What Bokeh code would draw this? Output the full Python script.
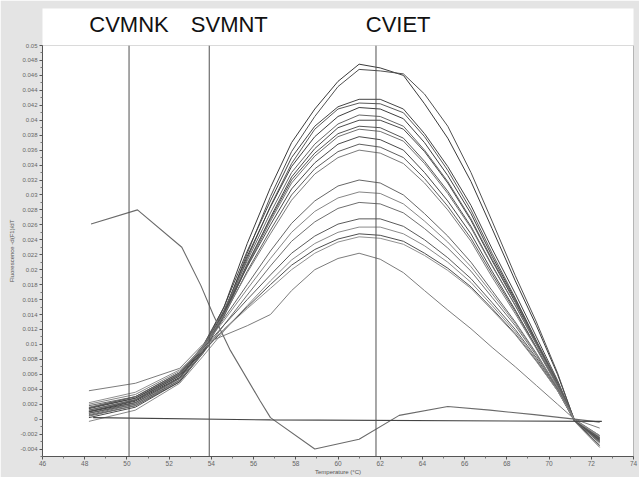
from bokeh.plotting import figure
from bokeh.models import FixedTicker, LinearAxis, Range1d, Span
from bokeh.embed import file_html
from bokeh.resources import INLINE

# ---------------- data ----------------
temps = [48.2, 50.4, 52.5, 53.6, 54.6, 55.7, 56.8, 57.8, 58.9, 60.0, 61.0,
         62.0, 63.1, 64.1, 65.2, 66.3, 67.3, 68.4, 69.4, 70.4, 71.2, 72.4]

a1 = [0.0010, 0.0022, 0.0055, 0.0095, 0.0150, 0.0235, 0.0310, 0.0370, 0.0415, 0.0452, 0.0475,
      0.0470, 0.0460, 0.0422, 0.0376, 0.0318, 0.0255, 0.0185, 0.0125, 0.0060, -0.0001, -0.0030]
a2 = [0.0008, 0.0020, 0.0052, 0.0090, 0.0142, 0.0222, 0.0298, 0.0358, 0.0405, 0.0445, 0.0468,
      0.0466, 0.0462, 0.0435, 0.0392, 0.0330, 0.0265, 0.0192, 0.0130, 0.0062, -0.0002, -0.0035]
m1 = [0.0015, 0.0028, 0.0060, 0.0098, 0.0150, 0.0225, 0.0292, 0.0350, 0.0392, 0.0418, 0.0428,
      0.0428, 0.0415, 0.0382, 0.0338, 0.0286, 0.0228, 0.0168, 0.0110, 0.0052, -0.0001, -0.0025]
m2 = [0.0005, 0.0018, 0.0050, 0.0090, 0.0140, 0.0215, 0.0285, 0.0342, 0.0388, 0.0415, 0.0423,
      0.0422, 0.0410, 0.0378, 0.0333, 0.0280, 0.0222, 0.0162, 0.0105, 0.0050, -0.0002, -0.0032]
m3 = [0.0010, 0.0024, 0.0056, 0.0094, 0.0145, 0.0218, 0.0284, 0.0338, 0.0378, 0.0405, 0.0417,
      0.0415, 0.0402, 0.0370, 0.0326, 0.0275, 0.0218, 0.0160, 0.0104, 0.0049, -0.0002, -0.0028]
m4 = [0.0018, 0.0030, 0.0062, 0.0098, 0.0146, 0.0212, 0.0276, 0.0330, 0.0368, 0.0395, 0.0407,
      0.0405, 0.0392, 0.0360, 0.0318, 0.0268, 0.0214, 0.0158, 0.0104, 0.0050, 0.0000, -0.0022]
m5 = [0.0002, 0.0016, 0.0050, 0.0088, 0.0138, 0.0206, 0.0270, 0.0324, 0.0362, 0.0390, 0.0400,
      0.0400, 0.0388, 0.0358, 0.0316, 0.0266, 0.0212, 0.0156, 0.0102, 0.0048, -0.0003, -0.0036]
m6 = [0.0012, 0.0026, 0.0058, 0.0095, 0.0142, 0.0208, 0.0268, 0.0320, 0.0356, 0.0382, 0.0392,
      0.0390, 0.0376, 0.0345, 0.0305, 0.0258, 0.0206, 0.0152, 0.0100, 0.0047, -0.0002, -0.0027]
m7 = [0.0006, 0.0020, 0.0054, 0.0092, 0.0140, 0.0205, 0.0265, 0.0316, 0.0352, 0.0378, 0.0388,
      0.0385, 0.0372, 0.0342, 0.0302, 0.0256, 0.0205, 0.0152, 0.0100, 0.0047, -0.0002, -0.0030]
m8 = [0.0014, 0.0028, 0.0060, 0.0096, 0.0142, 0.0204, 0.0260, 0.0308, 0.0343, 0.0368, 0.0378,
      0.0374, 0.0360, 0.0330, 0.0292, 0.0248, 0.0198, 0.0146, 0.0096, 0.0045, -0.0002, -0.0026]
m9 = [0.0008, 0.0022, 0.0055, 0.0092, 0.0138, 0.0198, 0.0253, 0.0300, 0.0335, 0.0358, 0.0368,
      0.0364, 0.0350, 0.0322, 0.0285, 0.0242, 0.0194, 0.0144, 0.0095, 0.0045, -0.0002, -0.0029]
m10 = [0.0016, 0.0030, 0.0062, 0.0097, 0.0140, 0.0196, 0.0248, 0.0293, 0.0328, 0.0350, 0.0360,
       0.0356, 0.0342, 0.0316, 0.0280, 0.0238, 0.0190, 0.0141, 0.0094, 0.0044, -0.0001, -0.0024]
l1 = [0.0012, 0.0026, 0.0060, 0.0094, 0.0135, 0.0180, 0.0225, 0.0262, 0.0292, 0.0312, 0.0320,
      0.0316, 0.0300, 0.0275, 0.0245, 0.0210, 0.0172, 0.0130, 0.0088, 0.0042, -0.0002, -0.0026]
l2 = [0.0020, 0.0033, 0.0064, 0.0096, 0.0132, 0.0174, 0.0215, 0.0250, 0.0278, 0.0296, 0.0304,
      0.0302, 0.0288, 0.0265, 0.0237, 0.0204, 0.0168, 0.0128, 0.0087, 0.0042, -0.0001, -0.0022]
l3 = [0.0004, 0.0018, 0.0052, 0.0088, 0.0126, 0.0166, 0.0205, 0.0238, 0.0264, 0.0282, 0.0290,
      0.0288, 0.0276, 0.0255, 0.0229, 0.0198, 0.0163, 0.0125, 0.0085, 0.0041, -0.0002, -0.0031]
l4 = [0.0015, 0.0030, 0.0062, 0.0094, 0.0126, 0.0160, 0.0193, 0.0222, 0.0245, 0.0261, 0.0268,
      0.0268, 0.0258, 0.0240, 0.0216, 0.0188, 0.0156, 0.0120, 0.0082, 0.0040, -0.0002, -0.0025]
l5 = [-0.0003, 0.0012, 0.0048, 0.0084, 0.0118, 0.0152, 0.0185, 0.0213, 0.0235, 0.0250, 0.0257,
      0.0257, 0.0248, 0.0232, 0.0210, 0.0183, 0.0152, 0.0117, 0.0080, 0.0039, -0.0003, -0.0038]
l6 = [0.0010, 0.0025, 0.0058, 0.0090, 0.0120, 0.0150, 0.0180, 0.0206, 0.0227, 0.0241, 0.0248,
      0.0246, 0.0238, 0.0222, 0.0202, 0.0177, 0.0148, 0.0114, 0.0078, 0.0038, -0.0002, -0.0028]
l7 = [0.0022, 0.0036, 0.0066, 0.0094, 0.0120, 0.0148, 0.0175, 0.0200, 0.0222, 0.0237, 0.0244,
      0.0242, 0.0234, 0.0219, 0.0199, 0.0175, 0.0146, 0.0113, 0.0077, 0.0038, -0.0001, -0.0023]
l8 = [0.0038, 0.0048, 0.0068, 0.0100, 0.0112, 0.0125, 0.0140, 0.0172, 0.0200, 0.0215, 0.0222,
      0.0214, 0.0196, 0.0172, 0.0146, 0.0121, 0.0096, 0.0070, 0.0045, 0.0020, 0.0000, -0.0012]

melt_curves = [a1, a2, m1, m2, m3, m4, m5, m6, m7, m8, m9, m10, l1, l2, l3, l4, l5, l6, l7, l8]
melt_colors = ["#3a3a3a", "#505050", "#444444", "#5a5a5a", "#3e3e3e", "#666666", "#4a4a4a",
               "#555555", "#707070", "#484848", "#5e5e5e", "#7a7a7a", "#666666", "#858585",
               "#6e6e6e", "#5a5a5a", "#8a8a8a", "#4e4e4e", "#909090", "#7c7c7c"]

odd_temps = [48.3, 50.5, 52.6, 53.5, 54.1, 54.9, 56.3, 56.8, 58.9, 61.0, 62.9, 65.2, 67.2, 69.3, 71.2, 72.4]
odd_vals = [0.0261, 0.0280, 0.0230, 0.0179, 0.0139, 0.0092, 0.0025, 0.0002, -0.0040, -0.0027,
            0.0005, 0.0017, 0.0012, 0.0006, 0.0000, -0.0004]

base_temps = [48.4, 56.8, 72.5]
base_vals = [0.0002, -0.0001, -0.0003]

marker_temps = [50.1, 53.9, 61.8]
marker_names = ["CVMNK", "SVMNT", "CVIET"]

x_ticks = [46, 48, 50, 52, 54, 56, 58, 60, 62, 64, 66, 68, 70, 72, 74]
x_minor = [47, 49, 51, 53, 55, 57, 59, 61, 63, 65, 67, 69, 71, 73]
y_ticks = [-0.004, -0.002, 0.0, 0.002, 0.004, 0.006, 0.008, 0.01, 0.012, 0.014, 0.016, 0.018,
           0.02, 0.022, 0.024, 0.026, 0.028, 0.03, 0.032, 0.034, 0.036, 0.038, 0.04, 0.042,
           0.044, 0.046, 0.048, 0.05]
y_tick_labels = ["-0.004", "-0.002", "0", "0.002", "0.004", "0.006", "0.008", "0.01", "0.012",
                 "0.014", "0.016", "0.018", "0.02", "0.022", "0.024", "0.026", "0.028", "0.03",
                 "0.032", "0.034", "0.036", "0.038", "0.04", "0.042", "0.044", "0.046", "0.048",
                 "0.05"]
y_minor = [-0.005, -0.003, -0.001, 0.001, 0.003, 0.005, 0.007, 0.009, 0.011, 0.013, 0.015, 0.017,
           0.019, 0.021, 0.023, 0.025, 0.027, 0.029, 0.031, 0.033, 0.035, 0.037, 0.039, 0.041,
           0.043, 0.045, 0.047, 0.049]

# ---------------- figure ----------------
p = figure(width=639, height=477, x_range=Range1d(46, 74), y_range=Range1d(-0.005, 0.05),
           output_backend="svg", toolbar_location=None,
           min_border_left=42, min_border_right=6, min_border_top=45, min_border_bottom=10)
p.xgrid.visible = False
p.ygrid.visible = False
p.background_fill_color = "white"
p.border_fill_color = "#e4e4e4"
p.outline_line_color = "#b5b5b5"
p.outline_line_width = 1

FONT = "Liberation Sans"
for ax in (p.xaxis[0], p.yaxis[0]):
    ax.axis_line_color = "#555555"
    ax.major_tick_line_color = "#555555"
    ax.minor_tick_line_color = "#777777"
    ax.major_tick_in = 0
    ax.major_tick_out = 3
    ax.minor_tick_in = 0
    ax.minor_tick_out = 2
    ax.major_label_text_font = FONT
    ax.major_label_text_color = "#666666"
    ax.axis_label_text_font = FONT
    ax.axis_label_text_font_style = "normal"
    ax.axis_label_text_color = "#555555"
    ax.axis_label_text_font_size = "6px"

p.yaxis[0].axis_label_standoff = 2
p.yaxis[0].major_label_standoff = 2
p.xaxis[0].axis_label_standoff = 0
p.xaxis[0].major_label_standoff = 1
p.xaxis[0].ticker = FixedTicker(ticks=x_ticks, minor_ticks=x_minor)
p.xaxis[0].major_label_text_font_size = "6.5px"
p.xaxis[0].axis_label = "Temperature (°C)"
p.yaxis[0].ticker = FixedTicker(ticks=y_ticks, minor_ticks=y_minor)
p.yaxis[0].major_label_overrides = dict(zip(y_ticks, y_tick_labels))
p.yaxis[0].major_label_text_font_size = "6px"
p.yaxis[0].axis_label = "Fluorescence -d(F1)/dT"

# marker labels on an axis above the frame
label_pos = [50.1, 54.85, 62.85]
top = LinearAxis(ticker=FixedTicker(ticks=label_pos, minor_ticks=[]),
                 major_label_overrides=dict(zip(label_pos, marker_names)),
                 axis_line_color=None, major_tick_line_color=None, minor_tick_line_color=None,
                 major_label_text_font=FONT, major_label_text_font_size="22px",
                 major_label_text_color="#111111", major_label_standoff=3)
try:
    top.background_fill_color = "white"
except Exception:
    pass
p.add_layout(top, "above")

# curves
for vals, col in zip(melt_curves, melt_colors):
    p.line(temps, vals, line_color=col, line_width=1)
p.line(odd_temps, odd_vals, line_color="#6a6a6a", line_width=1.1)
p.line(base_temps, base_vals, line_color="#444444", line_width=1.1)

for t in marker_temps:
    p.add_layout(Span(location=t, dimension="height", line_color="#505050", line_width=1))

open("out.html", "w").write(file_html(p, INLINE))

━━━━━━━━

Goal
Look at the listing and set down only the lines from its start through the line with "70.4, 71.2, 72.4]", word for word and without pictures.

Response
What Bokeh code would draw this? Output the full Python script.
from bokeh.plotting import figure
from bokeh.models import FixedTicker, LinearAxis, Range1d, Span
from bokeh.embed import file_html
from bokeh.resources import INLINE

# ---------------- data ----------------
temps = [48.2, 50.4, 52.5, 53.6, 54.6, 55.7, 56.8, 57.8, 58.9, 60.0, 61.0,
         62.0, 63.1, 64.1, 65.2, 66.3, 67.3, 68.4, 69.4, 70.4, 71.2, 72.4]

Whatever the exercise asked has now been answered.